Recently, video diffusion models (VDMs) have garnered significant attention due to their notable advancements in generating coherent and realistic video content. However, processing multiple frame features concurrently, coupled with the considerable model size, results in high latency and extensive memory consumption, hindering their broader application. Post-training quantization (PTQ) is an effective technique to reduce memory footprint and improve computational efficiency. Unlike image diffusion, we observe that the temporal features, which are integrated into all frame features, exhibit pronounced skewness. Furthermore, we investigate significant inter-channel disparities and asymmetries in the activation of video diffusion models, resulting in low coverage of quantization levels by individual channels and increasing the challenge of quantization. To address these issues, we introduce the first PTQ strategy tailored for video diffusion models, dubbed QVD. Specifically, we propose the High Temporal Discriminability Quantization (HTDQ) method, designed for temporal features, which retains the high discriminability of quantized features, providing precise temporal guidance for all video frames. In addition, we present the Scattered Channel Range Integration (SCRI) method which aims to improve the coverage of quantization levels across individual channels. Experimental validations across various models, datasets, and bit-width settings demonstrate the effectiveness of our QVD in terms of diverse metrics. In particular, we achieve near-lossless performance degradation on W8A8, outperforming the current methods by 205.12 in FVD.

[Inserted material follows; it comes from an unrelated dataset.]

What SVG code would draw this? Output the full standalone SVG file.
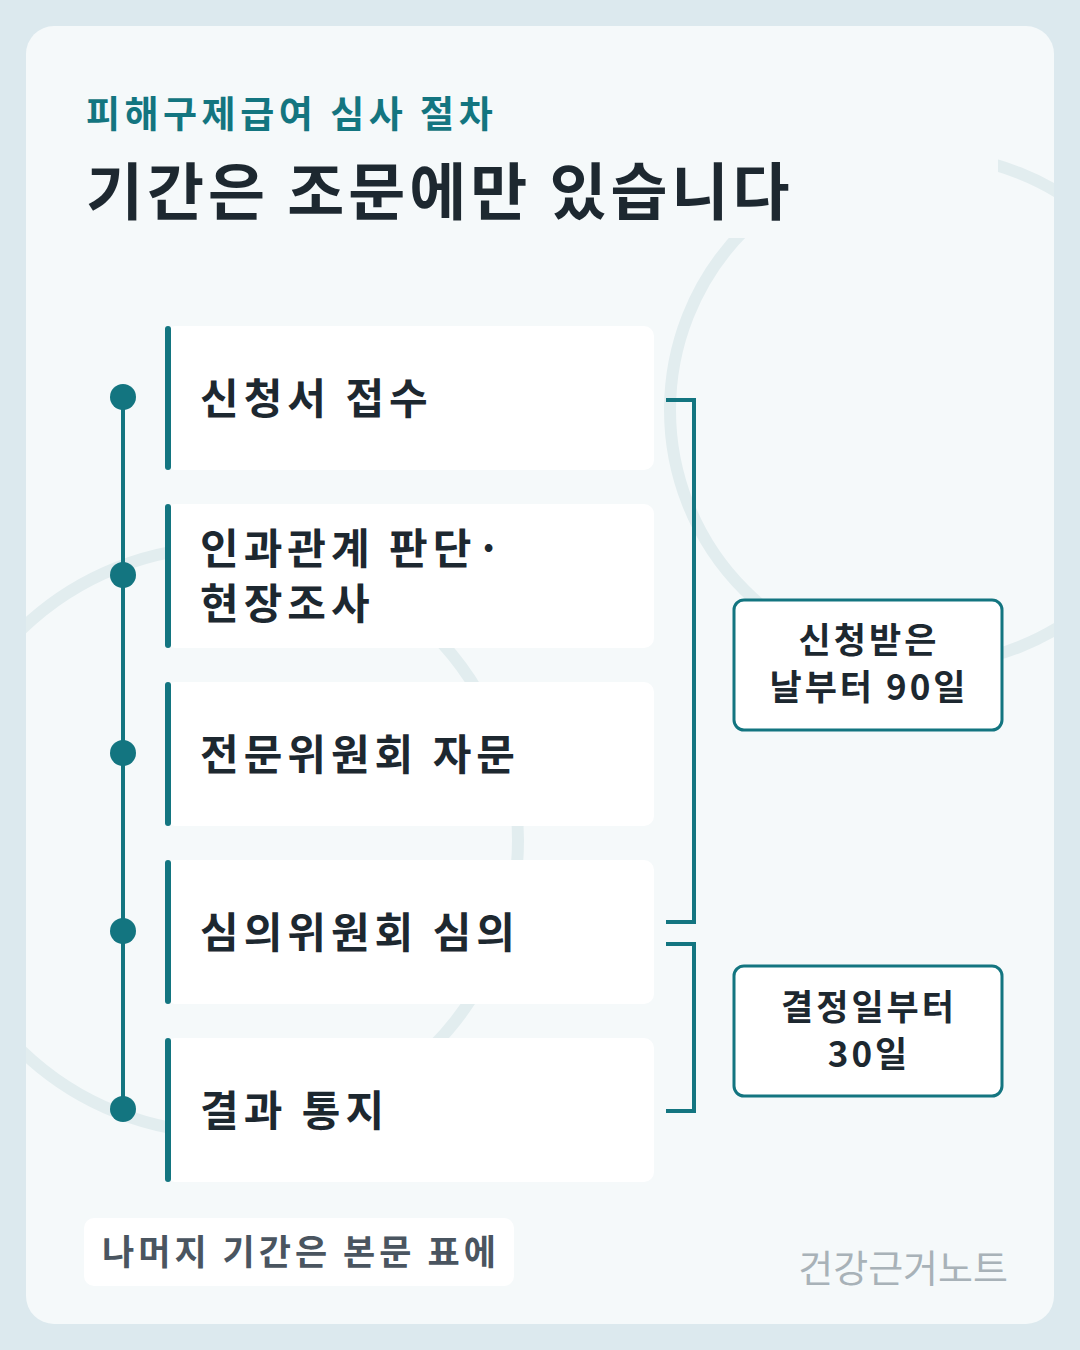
<svg xmlns="http://www.w3.org/2000/svg" width="1080" height="1350" viewBox="0 0 1080 1350">
<style>
.t{font-family:"Noto Sans CJK KR","Noto Sans",sans-serif;font-weight:700}
.step{font-size:42px;fill:#1d2830;letter-spacing:5px}
.lab{font-size:35px;fill:#1d2830;text-anchor:middle;letter-spacing:3px}
.box{fill:#ffffff}
.bar{fill:#137580}
.br{fill:none;stroke:#137580;stroke-width:4}
</style>
<defs>
<clipPath id="card"><rect x="26" y="26" width="1028" height="1298" rx="28"/></clipPath>
</defs>
<rect width="1080" height="1350" fill="#dce9ee"/>
<rect x="26" y="26" width="1028" height="1298" rx="28" fill="#f5f9fa"/>
<g clip-path="url(#card)" fill="none" stroke="#e2edef" stroke-width="12">
<circle cx="925" cy="410" r="255"/>
<circle cx="225" cy="840" r="293"/>
</g>
<rect x="80" y="140" width="918" height="98" fill="#f5f9fa"/>
<text class="t" x="86" y="128" font-size="37" fill="#137580" letter-spacing="4.5">피해구제급여 심사 절차</text>
<text class="t" x="86" y="215" font-size="62" fill="#1d2830" letter-spacing="4">기간은 조문에만 있습니다</text>
<g id="connectors">
<line x1="123" y1="397" x2="123" y2="1109" stroke="#137580" stroke-width="4"/>
<polyline class="br" points="666,400 694,400 694,922 666,922"/>
<polyline class="br" points="666,944 694,944 694,1111 666,1111"/>
</g>
<g id="n1"><circle cx="123" cy="397" r="13" class="bar"/><rect class="box" x="165" y="326" width="489" height="144" rx="10"/><rect class="bar" x="165" y="326" width="6" height="144" rx="3"/><text class="t step" x="200" y="414">신청서 접수</text></g>
<g id="n2"><circle cx="123" cy="575" r="13" class="bar"/><rect class="box" x="165" y="504" width="489" height="144" rx="10"/><rect class="bar" x="165" y="504" width="6" height="144" rx="3"/><text class="t step" x="200" y="564">인과관계 판단·</text><text class="t step" x="200" y="619">현장조사</text></g>
<g id="n3"><circle cx="123" cy="753" r="13" class="bar"/><rect class="box" x="165" y="682" width="489" height="144" rx="10"/><rect class="bar" x="165" y="682" width="6" height="144" rx="3"/><text class="t step" x="200" y="770">전문위원회 자문</text></g>
<g id="n4"><circle cx="123" cy="931" r="13" class="bar"/><rect class="box" x="165" y="860" width="489" height="144" rx="10"/><rect class="bar" x="165" y="860" width="6" height="144" rx="3"/><text class="t step" x="200" y="948">심의위원회 심의</text></g>
<g id="n5"><circle cx="123" cy="1109" r="13" class="bar"/><rect class="box" x="165" y="1038" width="489" height="144" rx="10"/><rect class="bar" x="165" y="1038" width="6" height="144" rx="3"/><text class="t step" x="200" y="1126">결과 통지</text></g>
<g id="l1"><rect x="734" y="600" width="268" height="130" rx="10" fill="#fff" stroke="#137580" stroke-width="3"/><text class="t lab" x="869" y="653">신청받은</text><text class="t lab" x="869" y="700">날부터 90일</text></g>
<g id="l2"><rect x="734" y="966" width="268" height="130" rx="10" fill="#fff" stroke="#137580" stroke-width="3"/><text class="t lab" x="869" y="1020">결정일부터</text><text class="t lab" x="869" y="1067">30일</text></g>
<g id="note"><rect x="84" y="1218" width="430" height="68" rx="10" fill="#fff"/><text class="t" x="102" y="1265" font-size="35" fill="#4a5560" letter-spacing="4">나머지 기간은 본문 표에</text></g>
<text x="1008" y="1282" text-anchor="end" font-family="Noto Sans CJK KR,sans-serif" font-size="38" fill="#a8b2b8">건강근거노트</text>
</svg>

翻译：近年来，视频扩散模型（VDMs）因其在生成连贯且逼真的视频内容方面取得的显著进展而备受关注。然而，同时处理多帧特征以及较大的模型规模，导致了高延迟和巨大的内存消耗，阻碍了其更广泛的应用。后训练量化（PTQ）是一种减少内存占用并提高计算效率的有效技术。与图像扩散不同，我们观察到，集成到所有帧特征中的时序特征表现出明显的偏态分布。此外，我们研究了视频扩散模型激活中显著的通道间差异和不对称性，这导致单个通道对量化级别的覆盖率较低，从而增加了量化难度。为了解决这些问题，我们提出了首个专为视频扩散模型定制的PTQ策略，命名为QVD。具体而言，我们提出了针对时序特征设计的高时序可区分性量化（HTDQ）方法，该方法保留了量化特征的高可区分性，为所有视频帧提供精确的时序指导。此外，我们提出了分散通道范围集成（SCRI）方法，旨在提高各独立通道对量化级别的覆盖率。在不同模型、数据集和比特位宽设置下的实验验证，证明了我们的QVD方法在多种指标上的有效性。特别是在W8A8配置下，我们实现了近乎无损的性能下降，在FVD指标上优于现有方法205.12分。